Already, several Senate Democrats, including Budget Chairman Kent Conrad (N.D.), have warned they will not support a large debt limit increase unless it is accompanied by a plan to contain the debt in the long term.

Sen. Joe Manchin, one of the many Democrats up in 2012, may have been the most blunt last week that the $38 billion in spending cuts won’t be nearly enough to get his vote.

“I strongly believe we must adopt a long-term, responsible and realistic fiscal plan that reflects our values and defines priorities, or I will vote against raising the debt ceiling,” the West Virginia lawmaker said. He also warned that he does not support President Barack Obama’s proposal to raise taxes as part of the solution.

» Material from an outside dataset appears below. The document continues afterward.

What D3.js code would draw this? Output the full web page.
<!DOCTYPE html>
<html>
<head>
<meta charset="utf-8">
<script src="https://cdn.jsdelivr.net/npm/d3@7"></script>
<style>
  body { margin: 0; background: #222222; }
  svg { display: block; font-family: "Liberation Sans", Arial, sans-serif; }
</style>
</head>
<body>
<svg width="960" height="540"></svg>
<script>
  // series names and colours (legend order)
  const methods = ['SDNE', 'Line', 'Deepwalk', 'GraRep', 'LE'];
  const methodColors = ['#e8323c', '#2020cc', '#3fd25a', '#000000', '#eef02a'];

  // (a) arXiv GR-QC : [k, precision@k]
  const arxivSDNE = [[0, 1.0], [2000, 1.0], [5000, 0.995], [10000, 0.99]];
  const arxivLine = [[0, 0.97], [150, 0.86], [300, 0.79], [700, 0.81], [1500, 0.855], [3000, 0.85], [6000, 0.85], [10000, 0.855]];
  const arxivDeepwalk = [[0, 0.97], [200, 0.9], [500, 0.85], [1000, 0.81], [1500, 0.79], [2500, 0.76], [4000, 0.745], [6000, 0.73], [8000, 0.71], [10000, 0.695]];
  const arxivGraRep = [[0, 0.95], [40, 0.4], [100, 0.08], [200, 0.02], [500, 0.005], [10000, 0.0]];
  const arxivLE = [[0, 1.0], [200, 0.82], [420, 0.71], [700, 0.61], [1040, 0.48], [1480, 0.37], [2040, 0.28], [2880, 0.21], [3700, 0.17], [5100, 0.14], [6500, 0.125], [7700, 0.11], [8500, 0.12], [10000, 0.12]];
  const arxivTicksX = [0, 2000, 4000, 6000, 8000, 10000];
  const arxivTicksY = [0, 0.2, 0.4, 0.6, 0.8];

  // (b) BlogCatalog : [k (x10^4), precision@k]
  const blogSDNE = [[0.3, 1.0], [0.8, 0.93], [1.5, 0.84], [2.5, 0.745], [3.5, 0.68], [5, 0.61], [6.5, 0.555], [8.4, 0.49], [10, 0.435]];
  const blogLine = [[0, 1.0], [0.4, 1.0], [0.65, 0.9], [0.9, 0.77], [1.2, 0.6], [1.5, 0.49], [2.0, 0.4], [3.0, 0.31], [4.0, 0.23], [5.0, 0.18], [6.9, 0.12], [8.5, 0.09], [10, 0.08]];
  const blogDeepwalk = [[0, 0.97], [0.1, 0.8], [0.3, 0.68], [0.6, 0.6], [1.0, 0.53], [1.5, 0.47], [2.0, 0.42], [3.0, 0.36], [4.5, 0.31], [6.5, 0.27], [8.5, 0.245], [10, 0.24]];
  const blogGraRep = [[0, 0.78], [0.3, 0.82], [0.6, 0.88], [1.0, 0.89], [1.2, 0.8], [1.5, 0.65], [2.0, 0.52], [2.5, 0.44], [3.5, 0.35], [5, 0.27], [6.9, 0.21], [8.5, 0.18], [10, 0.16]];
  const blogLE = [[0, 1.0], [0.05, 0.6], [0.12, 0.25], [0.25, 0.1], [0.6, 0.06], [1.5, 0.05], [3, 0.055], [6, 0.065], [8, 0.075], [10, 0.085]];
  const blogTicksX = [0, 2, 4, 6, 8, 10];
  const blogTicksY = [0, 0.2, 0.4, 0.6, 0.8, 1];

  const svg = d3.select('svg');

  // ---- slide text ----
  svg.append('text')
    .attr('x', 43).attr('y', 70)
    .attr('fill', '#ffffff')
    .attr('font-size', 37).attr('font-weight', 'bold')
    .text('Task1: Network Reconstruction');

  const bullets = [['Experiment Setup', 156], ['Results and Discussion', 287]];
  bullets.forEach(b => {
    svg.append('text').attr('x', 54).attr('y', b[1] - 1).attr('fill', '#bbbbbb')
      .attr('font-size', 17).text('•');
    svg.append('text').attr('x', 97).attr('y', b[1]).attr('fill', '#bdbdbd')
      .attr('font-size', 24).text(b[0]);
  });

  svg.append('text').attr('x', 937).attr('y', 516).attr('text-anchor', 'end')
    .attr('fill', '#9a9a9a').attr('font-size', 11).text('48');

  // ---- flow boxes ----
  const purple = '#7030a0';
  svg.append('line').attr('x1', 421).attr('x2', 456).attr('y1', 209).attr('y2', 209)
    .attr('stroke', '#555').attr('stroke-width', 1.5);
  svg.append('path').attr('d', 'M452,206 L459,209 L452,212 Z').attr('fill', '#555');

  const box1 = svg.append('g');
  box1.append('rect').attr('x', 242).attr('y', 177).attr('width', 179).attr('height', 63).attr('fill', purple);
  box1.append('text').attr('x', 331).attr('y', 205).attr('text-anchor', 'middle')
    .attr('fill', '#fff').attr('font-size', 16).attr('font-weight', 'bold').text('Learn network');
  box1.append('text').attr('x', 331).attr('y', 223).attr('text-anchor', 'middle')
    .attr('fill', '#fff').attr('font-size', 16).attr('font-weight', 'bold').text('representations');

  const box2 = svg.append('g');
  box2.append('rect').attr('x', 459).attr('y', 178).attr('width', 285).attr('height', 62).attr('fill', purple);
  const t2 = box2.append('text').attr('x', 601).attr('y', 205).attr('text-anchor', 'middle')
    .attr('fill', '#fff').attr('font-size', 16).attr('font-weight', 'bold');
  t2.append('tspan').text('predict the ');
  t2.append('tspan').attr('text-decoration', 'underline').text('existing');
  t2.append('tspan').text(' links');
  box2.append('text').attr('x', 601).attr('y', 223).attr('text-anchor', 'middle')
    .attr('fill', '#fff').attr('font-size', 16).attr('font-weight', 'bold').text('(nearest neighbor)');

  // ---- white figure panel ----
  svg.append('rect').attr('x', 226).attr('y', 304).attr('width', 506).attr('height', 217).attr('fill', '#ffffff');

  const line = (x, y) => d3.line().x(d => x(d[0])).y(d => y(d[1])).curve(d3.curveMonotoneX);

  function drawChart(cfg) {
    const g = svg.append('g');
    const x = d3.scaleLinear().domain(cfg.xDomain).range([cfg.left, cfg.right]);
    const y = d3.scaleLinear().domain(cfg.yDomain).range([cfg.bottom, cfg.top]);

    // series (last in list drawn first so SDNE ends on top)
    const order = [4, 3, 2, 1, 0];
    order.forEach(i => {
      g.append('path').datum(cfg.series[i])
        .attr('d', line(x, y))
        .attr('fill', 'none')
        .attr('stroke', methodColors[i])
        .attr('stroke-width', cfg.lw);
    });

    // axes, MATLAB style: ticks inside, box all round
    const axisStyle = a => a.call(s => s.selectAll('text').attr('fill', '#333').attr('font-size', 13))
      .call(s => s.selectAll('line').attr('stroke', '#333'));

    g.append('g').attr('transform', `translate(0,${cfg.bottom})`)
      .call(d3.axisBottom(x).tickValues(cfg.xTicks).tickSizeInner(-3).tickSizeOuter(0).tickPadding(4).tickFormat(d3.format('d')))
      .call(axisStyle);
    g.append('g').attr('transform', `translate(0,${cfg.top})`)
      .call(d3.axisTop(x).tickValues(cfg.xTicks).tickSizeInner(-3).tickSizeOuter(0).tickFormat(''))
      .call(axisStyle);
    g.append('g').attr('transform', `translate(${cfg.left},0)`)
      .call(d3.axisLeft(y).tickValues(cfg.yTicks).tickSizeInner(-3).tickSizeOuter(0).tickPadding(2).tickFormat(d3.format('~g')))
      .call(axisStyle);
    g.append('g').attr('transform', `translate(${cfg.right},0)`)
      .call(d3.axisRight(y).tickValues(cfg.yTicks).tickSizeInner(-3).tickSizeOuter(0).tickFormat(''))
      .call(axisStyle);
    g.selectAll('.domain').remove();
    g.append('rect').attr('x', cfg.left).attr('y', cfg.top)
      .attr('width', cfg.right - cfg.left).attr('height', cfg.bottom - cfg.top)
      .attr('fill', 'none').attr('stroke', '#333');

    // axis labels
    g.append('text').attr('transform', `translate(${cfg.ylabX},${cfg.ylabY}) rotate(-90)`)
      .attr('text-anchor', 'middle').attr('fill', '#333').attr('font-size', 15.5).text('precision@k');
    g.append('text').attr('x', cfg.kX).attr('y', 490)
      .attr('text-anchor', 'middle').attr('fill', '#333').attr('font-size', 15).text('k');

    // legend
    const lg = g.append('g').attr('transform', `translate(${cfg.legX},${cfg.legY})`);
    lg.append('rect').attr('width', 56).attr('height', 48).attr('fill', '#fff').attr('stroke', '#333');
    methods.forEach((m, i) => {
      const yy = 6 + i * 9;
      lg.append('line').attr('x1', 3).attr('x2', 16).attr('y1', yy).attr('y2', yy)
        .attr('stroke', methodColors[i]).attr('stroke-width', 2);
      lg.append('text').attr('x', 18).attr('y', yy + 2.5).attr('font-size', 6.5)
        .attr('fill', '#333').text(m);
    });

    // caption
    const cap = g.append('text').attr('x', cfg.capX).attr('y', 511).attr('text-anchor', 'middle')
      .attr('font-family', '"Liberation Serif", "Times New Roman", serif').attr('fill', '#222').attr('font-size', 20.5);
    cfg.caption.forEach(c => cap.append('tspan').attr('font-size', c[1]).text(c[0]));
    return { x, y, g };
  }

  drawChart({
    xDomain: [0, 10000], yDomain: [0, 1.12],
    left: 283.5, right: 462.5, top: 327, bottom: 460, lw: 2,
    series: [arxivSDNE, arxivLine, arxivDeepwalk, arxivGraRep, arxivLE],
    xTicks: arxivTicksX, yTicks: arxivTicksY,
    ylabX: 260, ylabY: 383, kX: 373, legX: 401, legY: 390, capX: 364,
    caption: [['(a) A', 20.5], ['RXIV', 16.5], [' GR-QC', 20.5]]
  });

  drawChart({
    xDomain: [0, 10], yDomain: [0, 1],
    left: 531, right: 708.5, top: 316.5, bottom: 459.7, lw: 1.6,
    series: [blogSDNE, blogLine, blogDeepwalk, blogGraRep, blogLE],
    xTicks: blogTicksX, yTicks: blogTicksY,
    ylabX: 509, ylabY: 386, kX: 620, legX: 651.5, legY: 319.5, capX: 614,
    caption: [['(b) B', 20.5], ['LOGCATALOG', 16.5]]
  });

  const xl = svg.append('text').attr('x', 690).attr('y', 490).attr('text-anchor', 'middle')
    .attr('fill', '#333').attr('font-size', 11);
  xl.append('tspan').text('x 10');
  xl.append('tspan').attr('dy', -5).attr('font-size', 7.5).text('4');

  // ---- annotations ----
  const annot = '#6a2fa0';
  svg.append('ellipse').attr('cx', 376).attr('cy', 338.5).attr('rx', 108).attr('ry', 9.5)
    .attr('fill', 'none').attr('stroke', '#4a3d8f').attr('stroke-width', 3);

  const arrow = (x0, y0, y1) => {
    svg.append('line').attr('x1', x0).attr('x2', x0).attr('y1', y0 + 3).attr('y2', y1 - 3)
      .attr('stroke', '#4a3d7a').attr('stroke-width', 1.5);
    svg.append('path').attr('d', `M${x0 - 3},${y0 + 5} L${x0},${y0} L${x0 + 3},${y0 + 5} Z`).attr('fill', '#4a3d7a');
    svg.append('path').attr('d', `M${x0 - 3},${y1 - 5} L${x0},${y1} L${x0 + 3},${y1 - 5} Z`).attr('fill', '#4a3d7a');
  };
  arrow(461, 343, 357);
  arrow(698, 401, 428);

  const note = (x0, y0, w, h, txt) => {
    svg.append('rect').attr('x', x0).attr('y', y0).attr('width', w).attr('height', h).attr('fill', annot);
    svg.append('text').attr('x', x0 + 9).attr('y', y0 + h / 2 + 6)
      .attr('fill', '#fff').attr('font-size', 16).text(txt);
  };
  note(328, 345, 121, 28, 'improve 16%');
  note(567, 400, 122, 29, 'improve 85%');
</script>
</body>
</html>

“Before we ask middle-class families, or any American, for more of their hard-earned money, we need to first show them that their government can spend their money wisely,” he said. “We haven’t done that yet.”

Reid, however, also has to appeal to the liberal wing of his party. Of note, he nominated Appropriations Chairman Daniel Inouye (Hawaii) and Finance Chairman Max Baucus (Mont.) to a bipartisan negotiating group on deficit reduction proposed by the president last week.

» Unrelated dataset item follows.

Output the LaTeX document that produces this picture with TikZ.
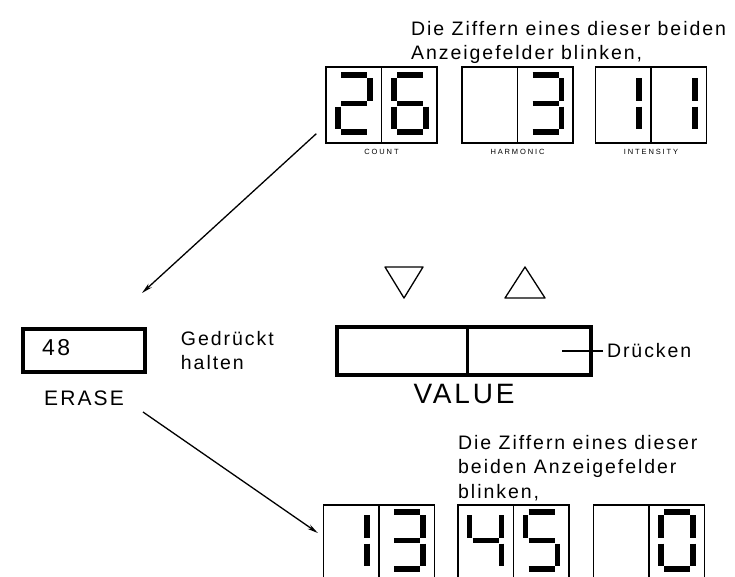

The Baucus pick isn’t a huge surprise — his panel has jurisdiction over entitlement spending and would have to move any package — but he has been frosty to the idea of the deep entitlement cuts envisioned by the president’s fiscal commission. Baucus served on the president’s deficit commission last year and vigorously opposed the proposal put forward by the chairmen to save $4 trillion over the coming decade.

Baucus this week suggested instead attaching some kind of deficit caps to a debt limit increase — an idea that also found its way into Obama’s deficit speech Wednesday. But Obama’s proposal would force tax increases as well as spending cuts.

Republican proposals focus exclusively on spending.

They intend to force Democrats into politically tough votes on a balanced budget amendment to the Constitution as well as spending caps, including a proposal by Sens. Claire McCaskill (D-Mo.) and Bob Corker (R-Tenn.) that would slash spending by $7 trillion over the next decade — more even than the House Republican budget.

Reid’s biggest challenge, if he chooses to accept it, could be to bring a fiscal 2012 budget to the floor. He declined to do so last year in what has become an endlessly repeated GOP talking point, but a budget resolution would pose special challenges because there are no limits on amendments and most can pass with a simple majority. For Reid, who has a slim majority and a passel of nervous Democrats staring at re-election next year, fighting off GOP amendments won’t be easy, and many Republicans doubt he will bring up a budget for that very reason.